Penn State entered the game as the nation’s worst in third-down conversions and picked up seven of 14 opportunities. The Nittany Lions were last among Big Ten teams in time of possession and held the ball for 35 minutes, 3 seconds. Penn State averaged 6.9 yards per rushing attempt — and there were 52 of them — and 21.8 yards per completion. Converting on fourth-and-short in the first quarter would have only postponed the inevitable.
In his opening statement, Ferentz said his team wasn’t “capable of responding.” When pressed what that meant, he said, “We didn’t play well enough, we didn’t coach well enough, however you want to slice it. We just weren’t up to the challenge.
“We couldn’t answer.”
No amount of deodorant could cover up the product Iowa put on the field Saturday night. The numbers alone showed that. Outside of a handful of positions, Iowa lacked the athletes that could keep up with Penn State. To his credit, Ferentz didn’t try to deflect the performance with cliches.
Ferentz owned every part of it, from his decisions to line up in their defensive Raider package (nobody on the defensive front positioned in a three-point stance) that led to a 57-yard touchdown run by Penn State superstar Saquon Barkley to the team’s struggles at wide receiver.
“I’ve coached long enough where I’ve been fortunate to have been through games like this,” Ferentz said. “You don’t always see them coming. I’ve been through a few where I did see them coming. I go back 18 years ago but you don’t see those things coming. It’s a part of sports, nobody likes it. Nobody in our locker room feels good.”
With fan irritation reaching palpable levels, Ferentz was asked about re-evaluating his staff. He didn’t shy from the question.

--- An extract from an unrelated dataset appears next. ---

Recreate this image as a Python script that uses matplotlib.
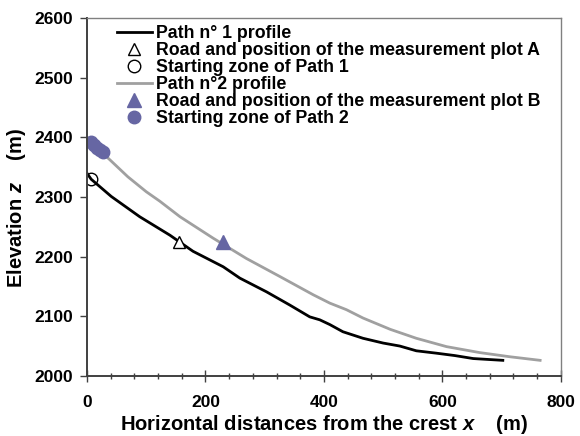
import matplotlib
matplotlib.use('Agg')
import matplotlib.pyplot as plt
from matplotlib.ticker import MultipleLocator

plt.rcParams['font.family'] = 'Liberation Sans'
plt.rcParams['font.weight'] = 'bold'
plt.rcParams['mathtext.fontset'] = 'custom'
plt.rcParams['mathtext.bfit'] = 'Liberation Sans:bold:italic'
plt.rcParams['mathtext.it'] = 'Liberation Sans:bold:italic'

# path 1 profile (black)
path1_x = [0, 7, 41, 89, 140, 179, 230, 258, 303, 342, 376, 393, 410, 432,
           466, 500, 528, 556, 590, 621, 652, 702]
path1_z = [2340, 2330, 2301, 2267, 2236, 2209, 2183, 2164, 2141, 2119, 2099,
           2094, 2086, 2074, 2063, 2055, 2050, 2042, 2038, 2034, 2029, 2026]

# path 2 profile (grey)
path2_x = [0, 12, 36, 69, 100, 123, 157, 213, 269, 325, 382, 410, 438, 466,
           512, 556, 607, 663, 714, 765]
path2_z = [2393, 2384, 2365, 2334, 2309, 2293, 2267, 2231, 2197, 2167, 2136,
           2122, 2111, 2097, 2078, 2063, 2049, 2039, 2032, 2026]

# markers
plotA_x, plotA_z = [155], [2224]
start1_x, start1_z = [7], [2330]
plotB_x, plotB_z = [229], [2224]
start2_x = [7, 12, 17, 22, 27]
start2_z = [2392, 2388, 2383, 2379, 2375]

purple = '#6666a3'

fig = plt.figure(figsize=(5.8, 4.36), dpi=100)
ax = fig.add_axes([0.150, 0.138, 0.817, 0.820])

ax.plot(path1_x, path1_z, color='black', lw=2, label='Path n° 1 profile')
ax.plot(plotA_x, plotA_z, ls='none', marker='^', ms=9, mfc='white', mec='black',
        mew=1, label='Road and position of the measurement plot A')
ax.plot(start1_x, start1_z, ls='none', marker='o', ms=9, mfc='none', mec='black',
        mew=1, label='Starting zone of Path 1')
ax.plot(path2_x, path2_z, color='#a0a0a0', lw=2, label='Path n°2 profile')
ax.plot(plotB_x, plotB_z, ls='none', marker='^', ms=10, color=purple,
        label='Road and position of the measurement plot B')
ax.plot(start2_x, start2_z, ls='none', marker='o', ms=9, color=purple,
        label='Starting zone of Path 2')

ax.set_xlim(0, 800)
ax.set_ylim(2000, 2600)
ax.xaxis.set_major_locator(MultipleLocator(200))
ax.xaxis.set_minor_locator(MultipleLocator(40))
ax.yaxis.set_major_locator(MultipleLocator(100))

ax.tick_params(axis='x', which='major', direction='inout', length=8, width=1,
               pad=10, labelsize=12.5, color='#404040')
ax.tick_params(axis='x', which='minor', direction='inout', length=5, width=1,
               color='#404040')
ax.tick_params(axis='y', which='major', direction='out', length=5, width=1,
               pad=5, labelsize=12.5, color='#404040')

for side in ['left', 'bottom']:
    ax.spines[side].set_color('#404040')
    ax.spines[side].set_linewidth(1.4)
for side in ['top', 'right']:
    ax.spines[side].set_color('#808080')
    ax.spines[side].set_linewidth(1)

ax.set_xlabel(r'Horizontal distances from the crest $\mathit{x}$    (m)',
              fontsize=14.5, fontweight='bold')
ax.set_ylabel(r'Elevation $\mathit{z}$    (m)', fontsize=14.5, fontweight='bold')
ax.xaxis.set_label_coords(0.5, -0.104)
ax.yaxis.set_label_coords(-0.124, 0.468)

leg = ax.legend(loc='upper left', bbox_to_anchor=(0.063, 0.982), frameon=False,
                fontsize=12.8, handlelength=1.95, handletextpad=0.25,
                labelspacing=0.0, borderpad=0, borderaxespad=0)
for t in leg.get_texts():
    t.set_fontweight('bold')

fig.savefig('out.png', dpi=100)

“I tell you one thing; we’ve got great people to work with, whether it’s our players or our coaches,” Ferentz said. “They’ve got a good attitude and a really good work ethic. You check those boxes off and you go from there. We have to look at everything, obviously. We have to look at everything but right now our focus is on our players, what we can do to help them prepare and compete next week but that’s our focus is right now, certainly.”
That tells you everything about the state of Iowa football. Everything after Ferentz is up for evaluation. Based on Saturday’s performance, it’s sorely needed.